You are looking at a functional 3D assembly model.  I can spin the wheel on the axle.  When I turn the steering knuckle the wheel moves with it, and the tie-rod brings the knuckle on the other side along for the ride.

I did have to give up on the idea of putting the tie-rod above the drive shaft though, there just wasn't enough room.  Where it is currently located the tie-rod is about 4-5mm below the driveshaft and won't touch any thing trough its' full range of travel.  The bottom of the tie-rod is still above the bottom of the differential though so the tie-rod shouldn't get caught on any thing.

ddmckee54:
I've been working on the Sherline again for the last week.  I'm replacing the cheap Chinese scales that I put on it a couple of months ago, they were just an experiment anyway.  I didn't know if I like the scales, and I didn't know if a Noob like me could get them installed without destroying something.  I got them installed, and that was a game changer for me.  I REALLY like the idea of scales on the lathe, just not those scales - for several reasons. 1) They're battery powered, and there's no provision for an AC adapter.  My scales have no Auto-Off feature, I don't know how many times I've come down to the shop only to discover I'd left the scales on the night before.  2) My carriage scale periodically resets to 0.  I've found that this glitching is not an uncommon problem with these scales.  One one the ways they can make them so cheap is by eliminating all the shielding.  3) I really don't like the way I installed them.  I used the brackets provided with the scales which meant the scales wound with the scale facing up, as a shelf for chips and dirt.

I'm replacing the cheap scales with Igaging EZ-View Plus scales, they've got better resolution, they're shielded, and they have an available AC adapter.  I was having trouble wrapping my head around what the brackets for the new scales should look like, and if the way I wanted to install them would even work.  I spent the last week building a 3D model of my lathe, the base it sits on, the carriage with its' dovetails, the cross-slide with its' dovetails, the new scales, and the new read heads.  I then put all those parts together as an assembly drawing and got the carriage and cross-slide working together and set the limits for their normal range of motion.  I initially had the scales and read heads just hanging out in mid-air.  Once I got things dancing around together I started designing the brackets that would hold things together holding the various bits and pieces in place.  The 3D model looks like this, all the pinkish bits are 3D printed parts.

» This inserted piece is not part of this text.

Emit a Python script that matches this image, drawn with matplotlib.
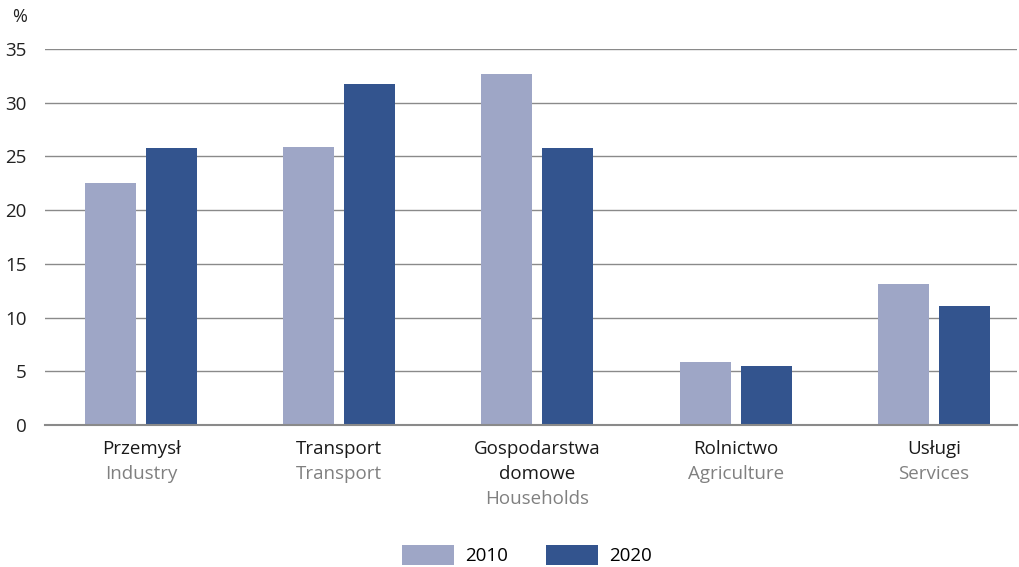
import matplotlib
matplotlib.use("Agg")
import matplotlib.pyplot as plt
from matplotlib.patches import Patch
import numpy as np

categories_pl = ["Przemysł", "Transport", "Gospodarstwa\ndomowe", "Rolnictwo", "Usługi"]
categories_en = ["Industry", "Transport", "Households", "Agriculture", "Services"]
values_2010 = [22.5, 25.9, 32.7, 5.9, 13.1]
values_2020 = [25.8, 31.7, 25.8, 5.5, 11.1]
yticks = [0, 5, 10, 15, 20, 25, 30, 35]
series_labels = ["2010", "2020"]

c2010 = "#9ea6c6"
c2020 = "#33548e"
grid_c = "#8a8a8a"

plt.rcParams['font.family'] = ['Open Sans', 'DejaVu Sans']

fig = plt.figure(figsize=(10.19, 5.67), dpi=100)
ax = fig.add_axes([45/1019, 1-425/567, (1017-45)/1019, (425-49)/567])

x = np.arange(len(categories_pl))
w = 0.257
off = 0.154
ax.bar(x - off, values_2010, width=w, color=c2010, zorder=3)
ax.bar(x + off, values_2020, width=w, color=c2020, zorder=3)

ax.set_ylim(0, 35)
ax.set_xlim(-0.485, 4.42)
ax.set_yticks(yticks)
ax.set_yticklabels([str(t) for t in yticks], fontsize=13.5, color="#222222")
ax.tick_params(axis='y', length=0, pad=13)
ax.tick_params(axis='x', length=0, labelbottom=False)
ax.yaxis.grid(True, color=grid_c, linewidth=1, zorder=0)
for s in ["top", "right", "left"]:
    ax.spines[s].set_visible(False)
ax.spines["bottom"].set_color(grid_c)
ax.spines["bottom"].set_linewidth(1.5)
ax.spines["bottom"].set_zorder(4)

step = 18.0
for i in range(len(categories_pl)):
    lines = categories_pl[i].split("\n")
    for k, line in enumerate(lines):
        ax.annotate(line, xy=(x[i], 0), xycoords='data', xytext=(0, -10.5 - step * k),
                    textcoords='offset points', ha='center', va='top',
                    fontsize=13.5, color="#1a1a1a")
    ax.annotate(categories_en[i], xy=(x[i], 0), xycoords='data',
                xytext=(0, -10.5 - step * len(lines)), textcoords='offset points',
                ha='center', va='top', fontsize=13.5, color="#808080")

fig.text(12/1019, 1-17/567, "%", fontsize=13, color="#222222", va='center', ha='left')

handles = [Patch(facecolor=c2010, edgecolor='none'), Patch(facecolor=c2020, edgecolor='none')]
leg = fig.legend(handles, series_labels, loc='center', bbox_to_anchor=(0.517, 1-555/567),
                 ncol=2, frameon=False, fontsize=13.5, handlelength=2.8, handleheight=1.3,
                 columnspacing=2.0, handletextpad=0.6)

fig.savefig("out.png", dpi=100)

Last night I started the 3D printer pooping out the parts before I went to bed.  This morning these were waiting on the printer for me.

Unfortunately the part in the upper RH corner, and part in the lower LH corner do not fit.  Operator error, what can I say.  I fixed the model and re-printed those parts.  The installation is ongoing and should be complete tomorrow?

vtsteam:
Don with those scales you might like to check this site out:

https://www.yuriystoys.com/

I use the bluetooth DRO on my mill, as detailed here.

https://www.madmodder.net/index.php/topic,13501

VERY happy with it. Also I could use the same box with my lathe if I did add scales, and just unplug it from the mill and plug it in there.